Elsewhere, I use the term consequentiality as a measure (or collection of measures) of the impact of a book. There is no means to quantify subjective perfection but we can use consequentiality as a proxy. The more people are discussing a book (song, play, idea, etc.), over greater lengths of time, and across more cultures, the more basis there is for claiming such a book as consequential. This definition frees you from the shackles of passing celebrity, well funded marketing, topicality, the impact of movie tie-ins, etc. Such an approach can be used in terms of individuals as well.

I think the insight that Cowen provides is that fame is a function of absolute contribution and relative contribution and cumulative contribution. If you were there earliest with the initial insights, you are likely then to be much more iconic (or in my terms, consequential) than someone making an equally weighty contribution today. Making a contribution of five pounds of knowledge when the sum of knowledge is ten pounds is huge. Making a contribution of five pounds of knowledge when the sum of knowledge is one hundred pounds is incremental. In some regards, equally important but not as consequential.

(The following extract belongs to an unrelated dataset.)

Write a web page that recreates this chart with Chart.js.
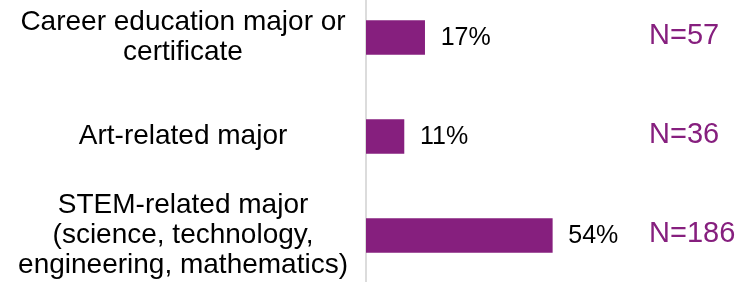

Another way to put this perhaps is in terms of acceleration and velocity. We are looking at a particular case in any established field of knowledge, and that is when the acceleration of knowledge begins to decrease while the velocity continues to increase. We continue increasing our store of knowledge but the rate of increase has fallen.

What is it that we perceive, the reduction or the increase? Depends on frame of reference and that is usually time based with a substantial recency effect bias, i.e. proximate items are esteemed or held in regard to a greater degree than items more remote in time or awareness. Perhaps what we notice is the continued (incremental) increase in velocity but what we remember is the decrease in acceleration. That would explain why, given that there are always contemporary celebrities who command our attention (they are going faster than anyone has gone before but in smaller increments) in a given field, who we really focus on as the "greatest" are those that made the biggest strides (greatest acceleration) and because of the declining returns on effort, those biggest strides are early on. Morgan Freedman is a really great actor but in terms of impact on his field, how can he compare to a Chapman or Keaton or Grant or Bogart? Freedman is inching towards perfection while they leapt towards it.

What we remember most, in this framing, are those who gave us the greatest surge of acceleration in a field while acknowledging those superior absolute performances of the late comers.

These thoughts tie in to some of the issues raised by Stephen Jay Gould and Niles Eldredge with regard to punctuated equilibrium and by Thomas Kuhn in 1962 with his The Structure of Scientific Revolutions.

You can be the brightest and work the hardest and take the most planned risks and be the most articulate in promoting the results but if you are in a field of reducing acceleration, you will be overshadowed by the early players and you will likely achieve less celebrity compared to others of comparable ability in nascent fields.

Hard work, persistence, risk taking, effectiveness, are all necessary ingredients to success but the degree of success will depend on the context. There is a tension between those that believe that achievers are basically lucky while others point towards effort as the determinant of outcome. They are both right: individual effort gets you in the game but the degree of success (money, fame, etc.) is dependent on the game (context).